Another way to look at it is that Trump came into the 2018 midterms in bad shape, but better than where he was in the summer of 2017. Biden, meanwhile, is heading into the summer of this midterm year in much worse shape than he was in during the early summer of 2021, with no sign of improvement. High gas prices, inflation and overall economic anxiety is unlikely to get much better before November, making any improvement in his job approval tough. As such, the bigger question is whether, like Trump, Biden can improve his standing with his own partisans enough to help limit GOP gains in blue-leaning territory this fall. 

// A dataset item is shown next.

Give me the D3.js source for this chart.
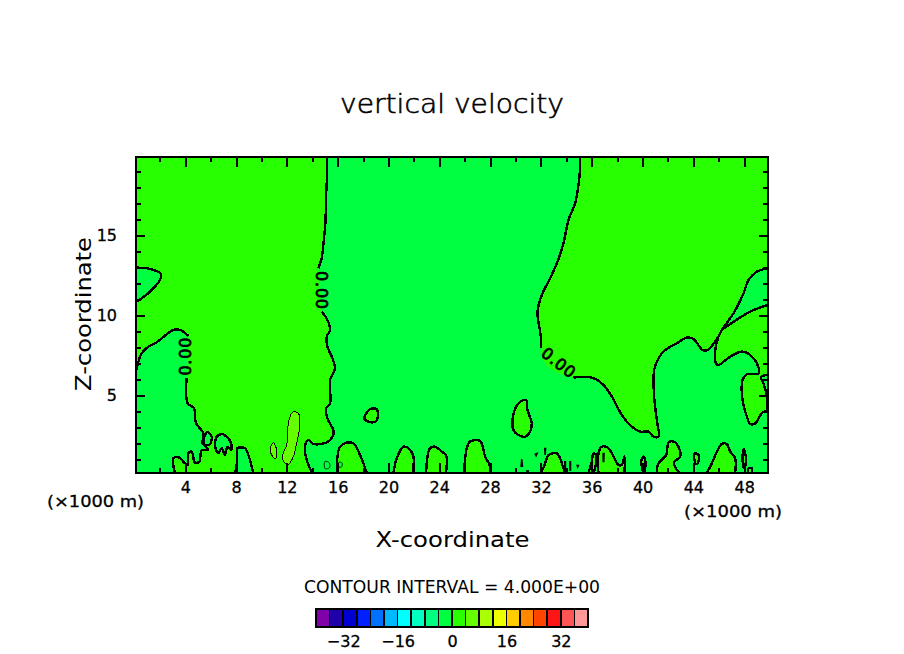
<!DOCTYPE html>
<html><head><meta charset="utf-8">
<script src="https://cdn.jsdelivr.net/npm/d3@7"></script>
<style>
html,body{margin:0;padding:0;background:#fff}
svg{display:block}
text{font-family:"DejaVu Sans",sans-serif;fill:#000;stroke:#000;stroke-width:0.3px}
</style></head><body>
<svg id="c" width="904" height="654"></svg>
<script>
// Axis values
const xMajor=[4,8,12,16,20,24,28,32,36,40,44,48];
const xMinor=[2,6,10,14,18,22,26,30,34,38,42,46];
const zMajor=[5,10,15];
const zMinor=[1,2,3,4,6,7,8,9,11,12,13,14,16,17,18,19];
const xDomain=[0.125,49.875], zDomain=[0.125,19.875];

// Contour interval colours and legend ticks
const levelColors=["#8000aa","#2000a8","#0000d0","#0020ff","#0070ff","#00b8ff","#00ffff","#00ffc0","#00ff80","#00ff40","#28ff00","#66ff00","#aaff00","#eeff00","#ffcc00","#ff8800","#ff4400","#ff1515","#ff5555","#ff9999"];
const levelDomain=[-40,40];
const levelTicks=[-32,-16,0,16,32];
const SPRING=levelColors[9], BRIGHT=levelColors[10], LIME=levelColors[11];

// Zero contour, west branch (x km, z km)
const westUpper=[[0.125,6.46],[0.57,7.61],[1.10,8.02],[1.75,8.29],[3.06,9.07],[3.59,9.07],[4.25,8.69]];
const westLower=[[4.11,6.04],[4.19,4.48],[4.69,4.17],[4.85,3.23],[5.43,2.61],[5.37,1.98],[5.82,1.56],[5.30,1.56],[5.11,0.84],[4.77,0.77],[4.51,1.46],[4.25,1.36],[4.19,0.63],[3.98,0.73],[3.46,1.11],[3.06,1.04],[3.20,0.125]];
const midUpper=[[15.17,19.875],[15.17,18.96],[15.09,17.40],[15.03,15.73],[14.88,14.48],[14.74,13.54],[14.48,12.92]];
const midLower=[[14.74,10.21],[15.19,9.69],[15.40,9.07],[15.14,8.65],[15.19,8.02],[15.53,7.40],[15.79,6.67],[15.40,5.94],[15.40,4.48],[15.09,4.17],[15.19,3.54],[15.66,2.81],[15.66,2.50],[15.14,2.04],[14.09,1.94],[13.69,2.19],[13.43,1.77],[13.56,0.94],[14.01,0.125]];
const hill8=[[9.36,0.125],[8.97,1.25],[8.71,1.67],[8.10,1.67],[8.10,0.94],[7.92,0.125]];
const eastUpper=[[35.09,19.875],[35.03,18.65],[34.69,16.98],[34.17,15.94],[33.77,14.48],[33.25,13.23],[32.72,12.29],[32.07,11.25],[31.73,10.21],[31.99,8.65],[31.99,7.92]];
const eastGap=[[32.07,7.29],[32.72,6.67],[33.77,6.25]];
const eastLower=[[34.56,6.09],[36.0,6.09],[36.92,5.63],[37.58,4.90],[38.37,3.75],[39.15,3.02],[39.81,2.71],[40.47,2.71],[40.86,2.40],[41.25,2.40],[41.12,3.44],[40.91,4.90],[40.91,6.56],[41.25,7.29],[41.78,7.81],[42.70,8.23],[43.49,8.59],[44.01,8.50],[44.72,7.81],[45.11,7.81],[45.98,8.65],[46.24,9.07],[47.16,10.11],[47.95,11.36],[48.34,12.19],[49.0,12.71],[49.875,12.92]];
const farEastTop=[[46.24,9.07],[48.47,10.21],[49.875,10.63]];
const farEastLow=[[49.875,6.29],[49.31,6.09],[49.52,5.73],[49.78,4.90],[49.78,4.06],[49.39,3.86],[48.87,3.23],[48.47,3.19],[48.21,3.65],[47.87,4.69],[47.87,5.94],[48.21,6.29],[49.13,6.36],[49.0,6.98],[48.47,7.50],[47.82,7.71],[46.9,7.40],[45.98,6.88],[45.77,6.98],[45.72,7.81],[45.98,8.65],[46.24,9.07]];
const cornerNW=[[0.125,19.875]];

// Closed negative-side patch on the west boundary
const patchNW=[[0.125,12.96],[1.23,12.88],[2.07,12.56],[2.01,12.19],[1.23,11.46],[0.57,11.04],[0.125,10.83]];

// Closed loops filled with the lower level inside the west region
const lowLoops=[
 [[5.74,2.67],[6.08,2.40],[5.95,1.94],[5.56,1.88],[5.43,2.19]],
 [[6.35,2.09],[6.48,2.40],[6.87,2.56],[7.26,2.40],[7.61,1.98],[7.61,1.56],[7.32,1.77],[7.13,1.25],[6.87,1.67],[6.61,1.36],[6.35,1.77]]
];
// Closed loops of the next level up
const limeLoops=[
 [[12.64,3.96],[12.98,3.75],[12.98,2.81],[12.77,1.98],[12.51,1.15],[12.12,0.67],[11.73,0.84],[11.67,1.25],[11.99,1.88],[12.12,3.23],[12.38,3.86]],
 [[10.94,2.02],[11.2,1.56],[11.15,1.04],[10.89,1.15],[10.70,1.67]]
];
// Hills rising from the ground in the low region
const hills=[
 [[15.93,0.125],[15.98,1.15],[16.19,1.77],[16.71,2.02],[17.24,1.98],[17.76,1.25],[18.29,0.125]],
 [[20.39,0.125],[20.65,1.04],[21.17,1.77],[21.57,1.67],[21.96,1.15],[21.91,0.125]],
 [[22.96,0.125],[23.27,1.67],[23.67,1.77],[24.19,1.46],[24.53,1.25],[24.53,0.125]],
 [[25.95,0.125],[26.16,1.67],[26.42,2.09],[27.21,2.13],[27.61,1.15],[27.95,0.63],[28.05,0.125]],
 [[32.02,0.125],[32.33,0.73],[32.59,1.25],[33.25,1.35],[33.51,1.04],[33.77,0.42],[33.9,0.125]],
 [[35.74,0.125],[36.0,0.83],[36.14,1.35],[36.35,1.25],[36.32,0.63],[36.14,0.125]],
 [[36.53,0.125],[36.53,1.35],[36.79,1.77],[37.32,1.67],[37.71,1.15],[38.10,0.63],[38.37,0.63],[38.58,1.15],[38.58,0.125]],
 [[39.86,0.83],[40.07,1.15],[40.23,0.83],[40.12,0.125],[40.0,0.3]],
 [[41.12,0.125],[41.25,0.73],[41.86,1.25],[42.04,2.02],[42.44,2.09],[42.88,1.67],[42.96,1.15],[42.49,0.83],[42.49,0.63],[42.88,0.125]],
 [[45.06,0.125],[45.45,0.73],[45.85,1.46],[46.24,1.94],[46.63,1.94],[46.9,1.46],[47.29,1.04],[47.29,0.125]],
 [[48.29,0.125],[48.34,0.42],[48.6,0.42],[48.6,0.125]]
];
// Closed bright blobs in the low region
const blobs=[
 [[18.10,3.54],[18.55,4.11],[19.07,4.11],[19.13,3.54],[18.94,3.33],[18.42,3.33]],
 [[30.83,4.69],[30.94,4.06],[31.28,3.23],[31.15,2.71],[30.76,2.40],[30.23,2.50],[29.84,2.81],[29.78,3.54],[30.23,4.48]],
 [[44.09,1.35],[44.40,1.25],[44.33,0.73],[44.17,0.73]],
 [[47.95,1.63],[48.16,0.94],[48.0,0.42],[47.87,0.94]]
];
// Very small features
const specks=[[[30.44,0.55],[30.49,1.0],[30.55,0.55]],[[31.55,1.3],[31.7,1.35],[31.62,1.2]],[[32.3,1.65],[32.37,1.65],[32.33,1.25]],[[30.9,0.25],[31.0,0.25],[30.95,0.15]],[[34.85,0.6],[34.95,0.6],[34.9,0.5]],[[36.9,1.35],[36.97,1.35],[36.95,0.85],[36.9,0.85]],[[33.88,0.83],[33.93,0.83],[33.93,0.2],[33.88,0.2]],[[34.28,0.83],[34.33,0.83],[34.33,0.3],[34.28,0.3]]];
const thinSpecks=[[[15.0,0.85],[15.35,0.75],[15.35,0.45],[15.0,0.4]],[[16.1,0.8],[16.35,0.75],[16.3,0.5],[16.1,0.5]]];

// Contour labels: x, z, rotation
const labelText=["0.00","0.00","0.00"];
const labelX=[4.05,14.69,33.38];
const labelZ=[7.4,11.56,7.02];
const labelAngle=[-90,90,38];

const svg=d3.select("#c");
const x=d3.scaleLinear().domain(xDomain).range([136,768]);
const z=d3.scaleLinear().domain(zDomain).range([473,157]);
const defs=svg.append("defs");
defs.append("clipPath").attr("id","plot").append("rect")
 .attr("x",136).attr("y",157).attr("width",632).attr("height",316);

const open=d3.line().x(d=>x(d[0])).y(d=>z(d[1])).curve(d3.curveCatmullRom.alpha(0.5));
const closed=d3.line().x(d=>x(d[0])).y(d=>z(d[1])).curve(d3.curveCatmullRomClosed.alpha(0.5));
const straight=d3.line().x(d=>x(d[0])).y(d=>z(d[1]));
// Join several sections into one filled outline
function region(sections){
  return sections.map((s,i)=>{
    const p=s.length<3?straight(s):open(s);
    return i? p.replace(/^M/,"L"):p;
  }).join("")+"Z";
}
const g=svg.append("g").attr("clip-path","url(#plot)");
g.append("rect").attr("x",136).attr("y",157).attr("width",632).attr("height",316).attr("fill",SPRING);

// bright regions
const regions=[
 [cornerNW,[midUpper[0]],midUpper,midLower,[[14.01,0.125],[9.36,0.125]],hill8,[[7.92,0.125],[3.20,0.125]],westLower.slice().reverse(),westUpper.slice().reverse()],
 [eastUpper,eastGap,eastLower,[[49.875,12.92],[49.875,19.875],[35.09,19.875]]],
 [farEastTop,[[49.875,10.63],[49.875,6.29]],farEastLow]
];
g.selectAll("path.reg").data(regions).join("path").attr("class","reg")
 .attr("d",region).attr("fill",BRIGHT).attr("stroke","none");
g.append("path").attr("d",region([patchNW])).attr("fill",SPRING);

const contourStyle=s=>s.attr("stroke","#000").attr("stroke-width",2.4).attr("shape-rendering","crispEdges");
const plain=[westUpper,westLower,midUpper,midLower,hill8,eastUpper,eastLower,farEastTop,farEastLow,patchNW];
g.selectAll("path.line").data(plain).join("path").attr("class","line")
 .attr("d",open).attr("fill","none").call(contourStyle);

g.selectAll("path.low").data(lowLoops).join("path").attr("class","low")
 .attr("d",closed).attr("fill",SPRING).call(contourStyle);
g.selectAll("path.blob").data(blobs).join("path").attr("class","blob")
 .attr("d",closed).attr("fill",BRIGHT).call(contourStyle);
g.selectAll("path.hill").data(hills).join("path").attr("class","hill")
 .attr("d",d=>open(d)+"Z").attr("fill",BRIGHT).call(contourStyle);
g.selectAll("path.speck").data(specks).join("path").attr("class","speck")
 .attr("d",d=>straight(d)+"Z").attr("fill","#000").attr("stroke","#000").attr("stroke-width",1.5);
g.selectAll("path.lime").data(limeLoops).join("path").attr("class","lime")
 .attr("d",closed).attr("fill",LIME).attr("stroke","#000").attr("stroke-width",1).attr("shape-rendering","crispEdges");
g.selectAll("path.tspeck").data(thinSpecks).join("path").attr("class","tspeck")
 .attr("d",closed).attr("fill",SPRING).attr("stroke","#000").attr("stroke-width",0.8);

// contour labels
svg.selectAll("text.cl").data(labelText).join("text").attr("class","cl")
 .attr("transform",(d,i)=>`translate(${x(labelX[i])},${z(labelZ[i])}) rotate(${labelAngle[i]})`)
 .attr("text-anchor","middle").attr("dominant-baseline","central")
 .attr("font-size",16).style("stroke-width","0.8px")
 .attr("textLength",38).attr("lengthAdjust","spacing")
 .text(d=>d);

// axes
function axisStyle(a){a.select(".domain").remove();a.selectAll("line").attr("stroke","#000").attr("stroke-width",2).attr("shape-rendering","crispEdges");a.selectAll("text").attr("font-size",16).attr("font-family",'"DejaVu Sans",sans-serif');}
function noText(a){a.selectAll("text").remove();}
svg.append("g").attr("transform","translate(0,473)").call(d3.axisBottom(x).tickValues(xMajor).tickFormat(d3.format("d")).tickSizeInner(-10).tickSizeOuter(0).tickPadding(9)).call(axisStyle)
 .selectAll("text").attr("dy","0.71em").attr("y",9);
svg.append("g").attr("transform","translate(0,473)").call(d3.axisBottom(x).tickValues(xMinor).tickSizeInner(-5).tickSizeOuter(0)).call(axisStyle).call(noText);
svg.append("g").attr("transform","translate(0,157)").call(d3.axisTop(x).tickValues(xMajor).tickSizeInner(-10).tickSizeOuter(0)).call(axisStyle).call(noText);
svg.append("g").attr("transform","translate(0,157)").call(d3.axisTop(x).tickValues(xMinor).tickSizeInner(-5).tickSizeOuter(0)).call(axisStyle).call(noText);
svg.append("g").attr("transform","translate(136,0)").call(d3.axisLeft(z).tickValues(zMajor).tickFormat(d3.format("d")).tickSizeInner(-9).tickSizeOuter(0).tickPadding(19)).call(axisStyle);
svg.append("g").attr("transform","translate(136,0)").call(d3.axisLeft(z).tickValues(zMinor).tickSizeInner(-5).tickSizeOuter(0)).call(axisStyle).call(noText);
svg.append("g").attr("transform","translate(768,0)").call(d3.axisRight(z).tickValues(zMajor).tickSizeInner(-9).tickSizeOuter(0)).call(axisStyle).call(noText);
svg.append("g").attr("transform","translate(768,0)").call(d3.axisRight(z).tickValues(zMinor).tickSizeInner(-5).tickSizeOuter(0)).call(axisStyle).call(noText);
svg.append("rect").attr("x",136).attr("y",157).attr("width",632).attr("height",316)
 .attr("fill","none").attr("stroke","#000").attr("stroke-width",2).attr("shape-rendering","crispEdges");

// texts
function label(t,cx,cy,size,len,rot){
  const s=svg.append("text").attr("text-anchor","middle").attr("font-size",size)
   .attr("textLength",len).attr("lengthAdjust","spacingAndGlyphs").text(t);
  s.attr("transform",`translate(${cx},${cy})${rot?` rotate(${rot})`:""}`);
  return s;
}
label("vertical velocity",452,113,27,224).attr("font-weight",300).style("stroke-width","0.6px");
label("X-coordinate",452.5,547,22,154).style("stroke-width","0px");
label("Z-coordinate",91,314,22,154,-90).style("stroke-width","0px");
label("(×1000 m)",95.5,507,16,97);
label("(×1000 m)",733,517,16,98);
label("CONTOUR INTERVAL = 4.000E+00",452,593,17,296).style("stroke-width","0px");

// colour key
const key=d3.scaleLinear().domain(levelDomain).range([316,588]);
const step=(levelDomain[1]-levelDomain[0])/levelColors.length;
svg.append("g").selectAll("rect").data(levelColors).join("rect")
 .attr("x",(d,i)=>key(levelDomain[0]+i*step)).attr("y",609)
 .attr("width",key(step)-key(0)).attr("height",18)
 .attr("fill",d=>d).attr("stroke","#000").attr("stroke-width",1.5).attr("shape-rendering","crispEdges");
svg.append("rect").attr("x",316).attr("y",609).attr("width",272).attr("height",18)
 .attr("fill","none").attr("stroke","#000").attr("stroke-width",2).attr("shape-rendering","crispEdges");
const keyAxis=svg.append("g").attr("transform","translate(0,627)")
 .call(d3.axisBottom(key).tickValues(levelTicks).tickFormat(d3.format("d")).tickSize(0).tickPadding(9));
keyAxis.select(".domain").remove();
keyAxis.selectAll("text").attr("font-size",16).attr("font-family",'"DejaVu Sans",sans-serif');
</script>
</body></html>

In many ways, Democrats have an easier path to driving up motivation among their base than Trump did in 2018. A roll-back of federal abortion rights; the events of January 6th; and Trump’s continued attacks on the integrity of the 2020 election are the kinds of things that should ensure solid Democratic turnout in November. But, thus far at least, we haven’t seen signs that these issues are either improving opinions of Biden, or increasing interest among Democrats in the upcoming midterm elections. Democratic in-fighting between progressives like Senators Bernie Sanders and Elizabeth Warren and moderates over the best way forward (leaning into a more expansive progressive agenda versus keeping a focus on kitchen table issues like the rising cost of living), doesn’t help to inspire Democratic interest or support in the upcoming election, either. 

In a briefing with reporters this week, Guy Cecil, head of the Democratic SuperPAC, Priorities USA, admitted that “too many Democrats are tuned out of politics,” and that his organization was committing significant resources to “increase and quicken their outreach” to these voters. Other progressive organizations are doing the same.

Many Democratic strategists also contend that they can use these same issues to motivate and turnout voters who aren’t necessarily Democrats, but who were roused to vote in 2018 and/or 2020 by their opposition to Trump.

“There’s no question that persuadable voters are worried about economic security,” Cecil said. “But, we do see issues of January 6th as example of extremist ideology and ongoing extreme behavior [that are] useful in raising the stakes of the election.”

Democrats, he said, need to convince these voters that not only can things “get better with Democrats in power, but things can get worse with Republicans in charge.”

Democrats still have five months to “raise the stakes” in this election by drawing sharp contrasts with their GOP opponents around issues like abortion rights, and attacks on our democratic institutions. But, for many of the voters Democrats are trying to turnout, the rising cost of food, gas and housing are  “high stakes” impacting their day to day lives most acutely.